→ What is being asked:
Take the lines from the top down to and including the one with "import pandas as pd" and repeat them exactly. Omit images.

--- Start of Recorded data ---

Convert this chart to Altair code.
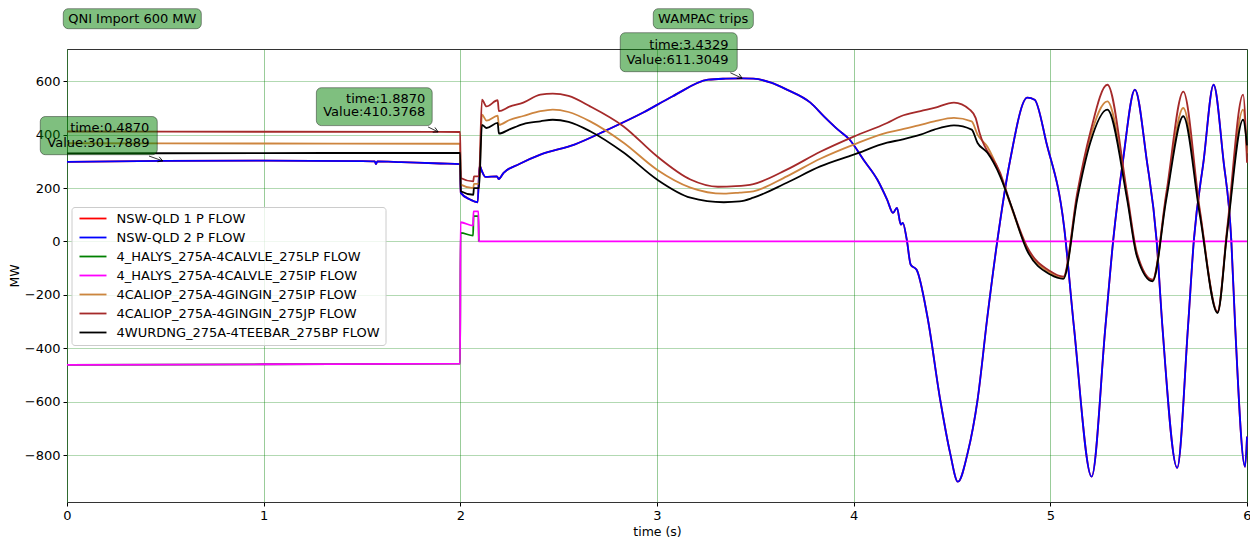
import altair as alt
import pandas as pd

# ---------------- series names and colours ----------------
SERIES = [
    "NSW-QLD 1 P FLOW",
    "NSW-QLD 2 P FLOW",
    "4_HALYS_275A-4CALVLE_275LP FLOW",
    "4_HALYS_275A-4CALVLE_275IP FLOW",
    "4CALIOP_275A-4GINGIN_275IP FLOW",
    "4CALIOP_275A-4GINGIN_275JP FLOW",
    "4WURDNG_275A-4TEEBAR_275BP FLOW",
]
COLORS = ["#ff0000", "#0000ff", "#008000", "#ff00ff", "#cd853f", "#a52a2a", "#000000"]

X_TICKS = [0, 1, 2, 3, 4, 5, 6]
Y_TICKS = [-800, -600, -400, -200, 0, 200, 400, 600]

# ---------------- values ----------------
T_BLUE = [0.0, 0.487, 1.0, 1.5, 1.565, 1.571, 1.578, 1.7, 1.9, 1.999, 2.002, 2.05, 2.088, 2.098,
          2.11, 2.127, 2.186, 2.195, 2.22, 2.3, 2.407, 2.58, 2.75, 2.93, 3.08, 3.26, 3.35, 3.4329,
          3.49, 3.58, 3.66, 3.78, 3.85, 3.92, 3.98, 4.05, 4.12, 4.17, 4.2, 4.22, 4.24, 4.25, 4.27,
          4.29, 4.32, 4.375, 4.44, 4.49, 4.53, 4.58, 4.63, 4.68, 4.73, 4.796, 4.883, 4.92, 4.98,
          5.07, 5.12, 5.21, 5.28, 5.32, 5.37, 5.43, 5.49, 5.54, 5.57, 5.645, 5.70, 5.73, 5.78,
          5.83, 5.88, 5.92, 5.94, 5.99, 6.0]
V_BLUE = [298, 301.8, 303, 301, 300, 290, 300, 297, 292, 290, 182, 157, 147, 284,
          263, 242, 244, 234, 257, 290, 325, 363, 419, 483, 544, 606, 610, 611.3,
          610, 595, 569, 520, 468, 419, 381, 306, 232, 157, 107, 126, 63, 70, 7,
          -87, -106, -282, -593, -791, -900, -791, -593, -282, 0, 306, 539, 531, 370,
          55, -320, -881, -320, 7, 306, 569, 306, 7, -320, -848, -320, 7, 306,
          587, 306, 7, -320, -844, -731]

# NSW-QLD 1 lies under NSW-QLD 2 everywhere in the picture
T_RED = list(T_BLUE)
V_RED = list(V_BLUE)

# after ~2.09 s this flow sits at 0, hidden under the IP flow
T_GREEN = [0.0, 1.0, 1.999, 2.001, 2.065, 2.067, 2.092, 2.094]
V_GREEN = [-462, -460, -458, 32, 22, 95, 95, 0]

T_MAGENTA = [0.0, 1.0, 1.999, 2.001, 2.065, 2.067, 2.092, 2.094, 6.0]
V_MAGENTA = [-462, -460, -458, 72, 59, 113, 113, 0, 0]

T_ORANGE = [0.0, 1.0, 1.999, 2.002, 2.066, 2.069, 2.095, 2.11, 2.133, 2.19, 2.196, 2.25, 2.32,
            2.407, 2.47, 2.55, 2.66, 2.83, 3.0, 3.17, 3.34, 3.42, 3.49, 3.66, 3.83, 4.0, 4.17,
            4.24, 4.34, 4.41, 4.51, 4.6, 4.63, 4.68, 4.745, 4.796, 4.88, 5.0, 5.066, 5.137,
            5.203, 5.29, 5.39, 5.44, 5.52, 5.59, 5.676, 5.76, 5.85, 5.9, 5.98, 6.0]
V_ORANGE = [368, 367, 366, 213, 200, 216, 216, 475, 453, 471, 437, 455, 470,
            488, 494, 485, 450, 370, 269, 202, 179, 183, 188, 244, 310, 363, 408,
            419, 437, 450, 463, 450, 400, 355, 250, 140, -25, -118, -137, 170,
            390, 525, 170, -50, -146, 170, 500, 110, -265, 45, 494, 330]

T_BROWN = [0.0, 1.0, 1.887, 1.999, 2.002, 2.066, 2.069, 2.095, 2.11, 2.133, 2.19, 2.196, 2.25,
           2.32, 2.407, 2.47, 2.55, 2.66, 2.83, 3.0, 3.17, 3.31, 3.40, 3.49, 3.66, 3.83, 4.0,
           4.17, 4.24, 4.34, 4.41, 4.51, 4.59, 4.62, 4.64, 4.745, 4.796, 4.88, 5.0, 5.066,
           5.137, 5.203, 5.29, 5.39, 5.44, 5.52, 5.59, 5.676, 5.76, 5.85, 5.9, 5.98, 6.0]
V_BROWN = [412, 411, 410.4, 410, 238, 225, 244, 244, 531, 506, 529, 488, 505,
           520, 550, 554, 545, 506, 431, 319, 232, 205, 207, 215, 269, 336, 393,
           444, 469, 488, 500, 520, 494, 463, 407, 257, 145, -18, -112, -132,
           183, 408, 587, 183, -42, -143, 183, 561, 119, -263, 55, 550, 295]

T_BLACK = list(T_ORANGE)
V_BLACK = [330, 331, 332, 188, 175, 200, 200, 437, 425, 444, 404, 420, 440,
           450, 456, 448, 413, 333, 232, 164, 147, 150, 164, 220, 281, 325, 370,
           381, 400, 419, 435, 419, 369, 332, 244, 144, -31, -124, -140, 160,
           370, 494, 160, -55, -149, 160, 469, 100, -268, 40, 456, 360]

SERIES_DATA = [
    (SERIES[0], T_RED, V_RED),
    (SERIES[1], T_BLUE, V_BLUE),
    (SERIES[2], T_GREEN, V_GREEN),
    (SERIES[3], T_MAGENTA, V_MAGENTA),
    (SERIES[4], T_ORANGE, V_ORANGE),
    (SERIES[5], T_BROWN, V_BROWN),
    (SERIES[6], T_BLACK, V_BLACK),
]

rows = []
for name, ts, vs in SERIES_DATA:
    assert len(ts) == len(vs), name
    for t, v in zip(ts, vs):
        rows.append({"series": name, "t": t, "v": v})
df = pd.DataFrame(rows)

# ---------------- annotations ----------------
boxes = pd.DataFrame({
    "t1": [-0.136, 1.268, 2.813, -0.019, 2.981],
    "t2": [0.459, 1.857, 3.408, 0.683, 3.490],
    "v1": [325, 434, 636, 797, 797],
    "v2": [468, 576, 782, 872, 872],
})

labels_right = pd.DataFrame({
    "text": ["time:0.4870", "Value:301.7889", "time:1.8870", "Value:410.3768",
             "time:3.4329", "Value:611.3049"],
    "t": [0.419, 0.419, 1.822, 1.822, 3.364, 3.364],
    "v": [426, 370, 534, 484, 737, 681],
})
labels_center = pd.DataFrame({
    "text": ["QNI Import 600 MW", "WAMPAC trips"],
    "t": [0.332, 3.235],
    "v": [835, 835],
})
arrows = pd.DataFrame({
    "t1": [0.417, 1.836, 3.373],
    "v1": [320, 429, 632],
    "t2": [0.487, 1.887, 3.4329],
    "v2": [301.8, 410.4, 611.3],
    "ang": [19.5, 26, 27],
})

FONT = "DejaVu Sans"

X_SCALE = alt.Scale(domain=[0, 6], nice=False, zero=False)
Y_SCALE = alt.Scale(domain=[-976, 721], nice=False, zero=False)
X_AXIS = alt.Axis(title="time (s)", values=X_TICKS, format="d", labelFlush=False,
                  gridColor="green", gridOpacity=0.4, titlePadding=3)
Y_AXIS = alt.Axis(title="MW", values=Y_TICKS, gridColor="green", gridOpacity=0.3,
                  domainColor="#2f6a2f", titlePadding=3)

LEGEND = alt.Legend(
    title=None, orient="none", legendX=4.5, legendY=158,
    symbolType="M-0.78,0H5.22", symbolSize=81, symbolStrokeWidth=1.8,
    labelFont=FONT, labelFontSize=13, labelOffset=27, labelLimit=500,
    rowPadding=5, padding=5, fillColor="rgba(255,255,255,0.8)",
    strokeColor="#cccccc", cornerRadius=3,
)
COLOR = alt.Color("series:N", scale=alt.Scale(domain=SERIES, range=COLORS), legend=LEGEND)


def X(field):
    return alt.X(f"{field}:Q", scale=X_SCALE, axis=X_AXIS)


def Y(field):
    return alt.Y(f"{field}:Q", scale=Y_SCALE, axis=Y_AXIS)


layers = []
for name in SERIES:
    layers.append(
        alt.Chart(df)
        .transform_filter(alt.datum.series == name)
        .mark_line(interpolate="monotone", strokeWidth=1.8)
        .encode(x=X("t"), y=Y("v"), color=COLOR, order=alt.Order("t:Q"))
    )

layers.append(
    alt.Chart(boxes)
    .mark_rect(fill="green", fillOpacity=0.5, stroke="black", strokeOpacity=0.4,
               strokeWidth=1, cornerRadius=5)
    .encode(x=X("t1"), x2="t2", y=Y("v1"), y2="v2")
)
layers.append(
    alt.Chart(arrows)
    .mark_rule(color="black", strokeWidth=0.8)
    .encode(x=X("t1"), x2="t2", y=Y("v1"), y2="v2")
)
layers.append(
    alt.Chart(arrows)
    .mark_point(shape="M-1,-0.55L0,0L-1,0.55", filled=False, color="black",
                strokeWidth=0.8, size=90, opacity=1)
    .encode(x=X("t2"), y=Y("v2"), angle=alt.Angle("ang:Q", scale=None))
)
layers.append(
    alt.Chart(labels_right)
    .mark_text(align="right", baseline="middle", font=FONT, fontSize=13, color="black")
    .encode(x=X("t"), y=Y("v"), text="text:N")
)
layers.append(
    alt.Chart(labels_center)
    .mark_text(align="center", baseline="middle", font=FONT, fontSize=13, color="black")
    .encode(x=X("t"), y=Y("v"), text="text:N")
)

chart = (
    alt.layer(*layers)
    .properties(
        width=1180, height=453,
        padding={"left": 67, "top": 49, "right": 3, "bottom": 35},
        autosize=alt.AutoSizeParams(type="none"),
        background="white",
    )
    .configure_view(stroke="#333333", strokeWidth=1)
    .configure_axis(
        labelFont=FONT, titleFont=FONT, labelFontSize=13, titleFontSize=12.5,
        titleFontWeight="normal", labelColor="#000000", titleColor="#000000",
        tickColor="#000000", domainColor="#333333", tickSize=4, labelPadding=3,
    )
)

chart.save("out.html", embed_options={"renderer": "svg", "actions": False})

--- End of Recorded data ---

→ Full response:
Convert this chart to Altair code.
import altair as alt
import pandas as pd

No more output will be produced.